----- Data lines -----
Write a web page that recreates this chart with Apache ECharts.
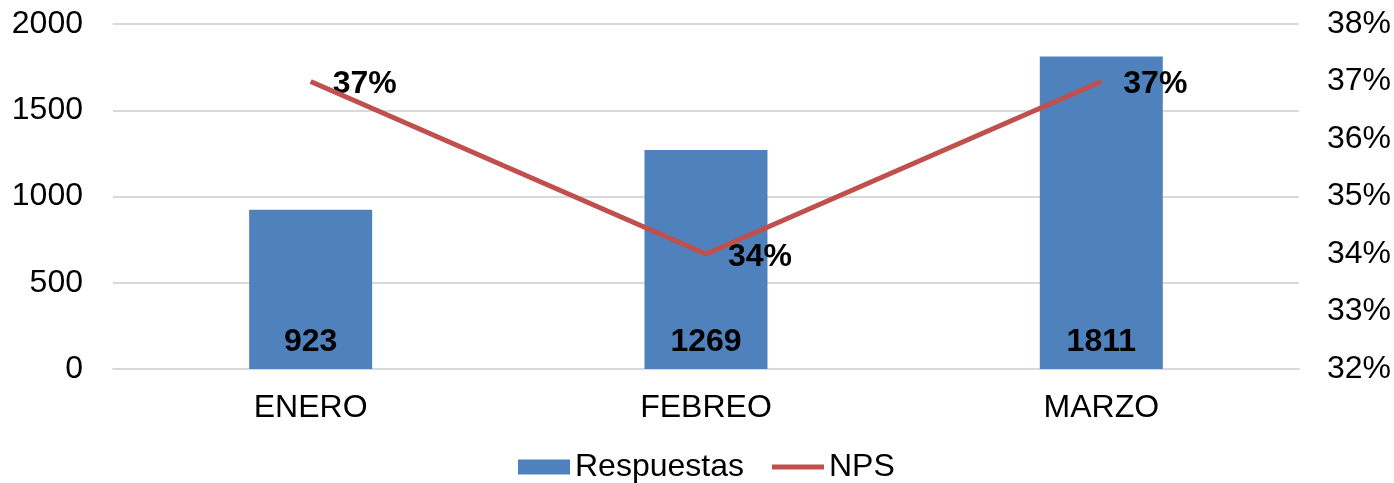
<!DOCTYPE html>
<html>
<head>
<meta charset="utf-8">
<script src="https://cdn.jsdelivr.net/npm/echarts@6/dist/echarts.min.js"></script>
<style>
  html, body { margin: 0; padding: 0; background: #fff; }
  #chart { width: 1394px; height: 483px; }
</style>
</head>
<body>
<div id="chart"></div>
<script>
  var months = ['ENERO', 'FEBREO', 'MARZO'];
  var respuestas = [923, 1269, 1811];
  var nps = [37, 34, 37];

  var font = '"Liberation Sans", Arial, sans-serif';
  var myChart = echarts.init(document.getElementById('chart'));
  myChart.setOption({
    animation: false,
    textStyle: { fontFamily: font },
    grid: { left: 113, right: 94, top: 24, bottom: 114 },
    legend: {
      bottom: -5,
      left: 513,
      itemWidth: 52,
      itemHeight: 15,
      itemGap: 28,
      textStyle: { fontSize: 32, color: '#000', fontFamily: font },
      data: [
        { name: 'Respuestas', icon: 'rect' },
        // solo la linea, sin el circulo
        { name: 'NPS', icon: 'path://M0,0 L0.01,0 Z M0,5 L52,5 L52,10 L0,10 Z M0,15 L0.01,15 Z' }
      ]
    },
    xAxis: {
      type: 'category',
      data: months,
      axisLine: { lineStyle: { color: '#d9d9d9', width: 2 } },
      axisTick: { show: false },
      axisLabel: { fontSize: 32, color: '#000', margin: 23 }
    },
    yAxis: [
      {
        type: 'value',
        min: 0,
        max: 2000,
        interval: 500,
        axisLine: { show: false },
        axisTick: { show: false },
        axisLabel: {
          fontSize: 32, color: '#000', margin: 30,
          formatter: function (val) { return val + ''; }
        },
        splitLine: { lineStyle: { color: '#d9d9d9', width: 2 } }
      },
      {
        type: 'value',
        min: 32,
        max: 38,
        interval: 1,
        axisLine: { show: false },
        axisTick: { show: false },
        splitLine: { show: false },
        axisLabel: { fontSize: 32, color: '#000', margin: 28, formatter: '{value}%' }
      }
    ],
    series: [
      {
        name: 'Respuestas',
        type: 'bar',
        data: respuestas,
        barWidth: 123,
        itemStyle: { color: '#4f81bd' },
        label: {
          show: true,
          position: 'insideBottom',
          distance: 11,
          fontSize: 32,
          fontWeight: 'bold',
          color: '#000'
        }
      },
      {
        name: 'NPS',
        type: 'line',
        yAxisIndex: 1,
        data: nps,
        symbol: 'none',
        lineStyle: { color: '#c0504d', width: 5 },
        itemStyle: { color: '#c0504d' }
      },
      {
        // etiquetas del NPS (la linea no muestra label sin simbolo)
        name: 'NPS etiquetas',
        type: 'scatter',
        yAxisIndex: 1,
        data: nps,
        symbolSize: 0,
        silent: true,
        itemStyle: { opacity: 1, color: '#c0504d' },
        label: {
          show: true,
          position: 'right',
          distance: 22,
          offset: [0, 3],
          fontSize: 32,
          fontWeight: 'bold',
          color: '#000',
          opacity: 1,
          formatter: '{c}%'
        }
      }
    ]
  });
  window.addEventListener('resize', function () {
    myChart.resize();
  });
</script>
</body>
</html>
-----
Goal of the exercise: Copy exactly the lines running from the beginning of the listing through the line that has "var nps = [37, 34, 37];". Drop the pictures.

Problem solution:
Write a web page that recreates this chart with Apache ECharts.
<!DOCTYPE html>
<html>
<head>
<meta charset="utf-8">
<script src="https://cdn.jsdelivr.net/npm/echarts@6/dist/echarts.min.js"></script>
<style>
  html, body { margin: 0; padding: 0; background: #fff; }
  #chart { width: 1394px; height: 483px; }
</style>
</head>
<body>
<div id="chart"></div>
<script>
  var months = ['ENERO', 'FEBREO', 'MARZO'];
  var respuestas = [923, 1269, 1811];
  var nps = [37, 34, 37];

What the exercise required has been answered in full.